TASK DETAILS —
Show all lines of the listing that hold the word "matplotlib".

GIVEN INFORMATION —

'''

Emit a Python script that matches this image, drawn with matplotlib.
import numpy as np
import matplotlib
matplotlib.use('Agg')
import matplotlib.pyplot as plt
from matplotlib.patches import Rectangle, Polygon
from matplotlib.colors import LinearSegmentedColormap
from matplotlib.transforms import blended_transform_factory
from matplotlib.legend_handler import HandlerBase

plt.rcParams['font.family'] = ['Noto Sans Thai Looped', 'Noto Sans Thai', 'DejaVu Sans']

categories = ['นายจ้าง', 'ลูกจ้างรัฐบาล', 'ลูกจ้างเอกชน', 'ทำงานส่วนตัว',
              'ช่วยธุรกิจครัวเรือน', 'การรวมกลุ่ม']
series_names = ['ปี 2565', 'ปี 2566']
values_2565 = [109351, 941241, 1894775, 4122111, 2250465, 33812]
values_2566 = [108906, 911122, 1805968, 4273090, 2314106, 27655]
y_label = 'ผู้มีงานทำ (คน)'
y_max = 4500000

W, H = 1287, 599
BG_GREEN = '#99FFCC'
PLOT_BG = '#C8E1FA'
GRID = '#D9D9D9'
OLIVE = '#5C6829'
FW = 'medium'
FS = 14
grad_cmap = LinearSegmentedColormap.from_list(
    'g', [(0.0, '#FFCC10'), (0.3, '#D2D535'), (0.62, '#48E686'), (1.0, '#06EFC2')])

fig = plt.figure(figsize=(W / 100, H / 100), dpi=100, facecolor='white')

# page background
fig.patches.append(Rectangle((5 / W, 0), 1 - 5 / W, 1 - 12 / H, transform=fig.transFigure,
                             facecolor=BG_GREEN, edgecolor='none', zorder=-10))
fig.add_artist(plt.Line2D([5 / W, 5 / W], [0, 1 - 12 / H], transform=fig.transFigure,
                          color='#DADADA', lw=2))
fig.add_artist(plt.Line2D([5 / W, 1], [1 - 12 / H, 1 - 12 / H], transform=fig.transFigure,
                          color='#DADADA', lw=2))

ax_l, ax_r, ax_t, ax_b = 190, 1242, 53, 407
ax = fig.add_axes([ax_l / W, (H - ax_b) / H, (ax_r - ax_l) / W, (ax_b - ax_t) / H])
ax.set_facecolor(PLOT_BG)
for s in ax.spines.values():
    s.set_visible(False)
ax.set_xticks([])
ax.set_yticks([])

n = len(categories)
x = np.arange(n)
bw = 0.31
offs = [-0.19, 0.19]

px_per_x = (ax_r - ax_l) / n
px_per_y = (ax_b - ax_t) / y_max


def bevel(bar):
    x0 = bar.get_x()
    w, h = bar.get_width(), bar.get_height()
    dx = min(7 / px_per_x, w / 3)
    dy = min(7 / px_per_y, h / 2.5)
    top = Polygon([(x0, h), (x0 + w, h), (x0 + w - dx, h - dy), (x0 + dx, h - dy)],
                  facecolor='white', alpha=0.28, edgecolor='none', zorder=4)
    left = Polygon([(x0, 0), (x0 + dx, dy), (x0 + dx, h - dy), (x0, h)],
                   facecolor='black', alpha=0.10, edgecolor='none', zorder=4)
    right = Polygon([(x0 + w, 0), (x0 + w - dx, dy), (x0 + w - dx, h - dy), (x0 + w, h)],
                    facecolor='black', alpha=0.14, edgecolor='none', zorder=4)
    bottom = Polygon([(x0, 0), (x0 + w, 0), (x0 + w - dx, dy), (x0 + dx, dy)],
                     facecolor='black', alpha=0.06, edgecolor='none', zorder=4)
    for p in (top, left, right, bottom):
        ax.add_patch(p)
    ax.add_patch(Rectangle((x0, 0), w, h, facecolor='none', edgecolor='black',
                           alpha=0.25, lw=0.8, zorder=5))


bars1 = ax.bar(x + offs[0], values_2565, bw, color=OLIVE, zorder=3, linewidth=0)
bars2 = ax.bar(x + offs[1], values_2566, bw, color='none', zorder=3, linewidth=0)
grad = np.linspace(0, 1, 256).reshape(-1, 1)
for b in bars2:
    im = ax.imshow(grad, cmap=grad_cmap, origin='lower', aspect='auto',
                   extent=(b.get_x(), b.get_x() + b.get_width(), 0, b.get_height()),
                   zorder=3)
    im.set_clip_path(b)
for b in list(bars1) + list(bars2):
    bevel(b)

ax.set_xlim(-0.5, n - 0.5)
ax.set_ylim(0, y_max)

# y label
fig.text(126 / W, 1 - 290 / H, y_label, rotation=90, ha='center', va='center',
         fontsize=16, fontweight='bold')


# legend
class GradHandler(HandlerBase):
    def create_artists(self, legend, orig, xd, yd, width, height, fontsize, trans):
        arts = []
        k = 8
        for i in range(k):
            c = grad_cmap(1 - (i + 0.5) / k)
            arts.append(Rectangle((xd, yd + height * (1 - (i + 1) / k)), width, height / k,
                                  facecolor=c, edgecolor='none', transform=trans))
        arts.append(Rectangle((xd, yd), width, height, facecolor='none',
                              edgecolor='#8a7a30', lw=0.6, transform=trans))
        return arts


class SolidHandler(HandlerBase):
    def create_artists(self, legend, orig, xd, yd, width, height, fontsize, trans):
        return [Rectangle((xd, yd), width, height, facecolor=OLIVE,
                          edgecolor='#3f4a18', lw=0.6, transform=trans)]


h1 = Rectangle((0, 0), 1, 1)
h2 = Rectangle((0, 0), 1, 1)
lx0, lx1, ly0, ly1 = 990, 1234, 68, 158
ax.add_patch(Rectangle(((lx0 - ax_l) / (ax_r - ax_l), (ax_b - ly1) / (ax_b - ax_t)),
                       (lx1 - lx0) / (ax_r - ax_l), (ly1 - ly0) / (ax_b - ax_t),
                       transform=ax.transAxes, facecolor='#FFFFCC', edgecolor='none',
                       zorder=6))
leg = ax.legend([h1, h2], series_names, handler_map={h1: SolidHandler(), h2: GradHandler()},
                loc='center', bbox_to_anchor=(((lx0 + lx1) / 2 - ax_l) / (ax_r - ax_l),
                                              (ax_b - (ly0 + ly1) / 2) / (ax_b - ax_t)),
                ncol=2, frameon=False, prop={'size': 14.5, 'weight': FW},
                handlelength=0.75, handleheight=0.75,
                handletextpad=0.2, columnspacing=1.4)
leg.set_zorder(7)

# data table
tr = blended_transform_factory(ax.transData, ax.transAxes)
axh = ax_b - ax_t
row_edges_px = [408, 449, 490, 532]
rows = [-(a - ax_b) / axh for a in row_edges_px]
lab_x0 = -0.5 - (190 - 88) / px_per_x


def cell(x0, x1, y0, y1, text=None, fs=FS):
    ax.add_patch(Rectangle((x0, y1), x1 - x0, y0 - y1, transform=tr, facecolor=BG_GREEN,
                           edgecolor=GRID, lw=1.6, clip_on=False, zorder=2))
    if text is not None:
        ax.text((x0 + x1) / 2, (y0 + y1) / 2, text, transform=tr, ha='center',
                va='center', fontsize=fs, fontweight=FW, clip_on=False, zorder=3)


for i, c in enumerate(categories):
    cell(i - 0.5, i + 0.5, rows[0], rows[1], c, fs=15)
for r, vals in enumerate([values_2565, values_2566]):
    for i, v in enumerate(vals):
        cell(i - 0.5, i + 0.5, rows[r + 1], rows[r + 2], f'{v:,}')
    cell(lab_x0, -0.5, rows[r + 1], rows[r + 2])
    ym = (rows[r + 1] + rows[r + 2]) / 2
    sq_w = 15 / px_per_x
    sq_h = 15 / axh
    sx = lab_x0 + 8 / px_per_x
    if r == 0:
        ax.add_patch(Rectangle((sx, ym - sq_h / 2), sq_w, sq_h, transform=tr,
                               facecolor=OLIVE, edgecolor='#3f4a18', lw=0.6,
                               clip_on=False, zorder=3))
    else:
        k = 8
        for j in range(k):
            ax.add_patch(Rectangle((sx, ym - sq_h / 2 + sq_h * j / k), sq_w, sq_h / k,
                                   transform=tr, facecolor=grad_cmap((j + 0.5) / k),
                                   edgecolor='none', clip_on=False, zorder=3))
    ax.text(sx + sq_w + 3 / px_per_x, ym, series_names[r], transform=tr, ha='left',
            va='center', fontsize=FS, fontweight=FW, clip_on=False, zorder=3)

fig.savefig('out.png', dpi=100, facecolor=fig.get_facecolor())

'''

THE ANSWER —
Emit a Python script that matches this image, drawn with matplotlib.
import matplotlib
matplotlib.use('Agg')
import matplotlib.pyplot as plt
from matplotlib.patches import Rectangle, Polygon
from matplotlib.colors import LinearSegmentedColormap
from matplotlib.transforms import blended_transform_factory
from matplotlib.legend_handler import HandlerBase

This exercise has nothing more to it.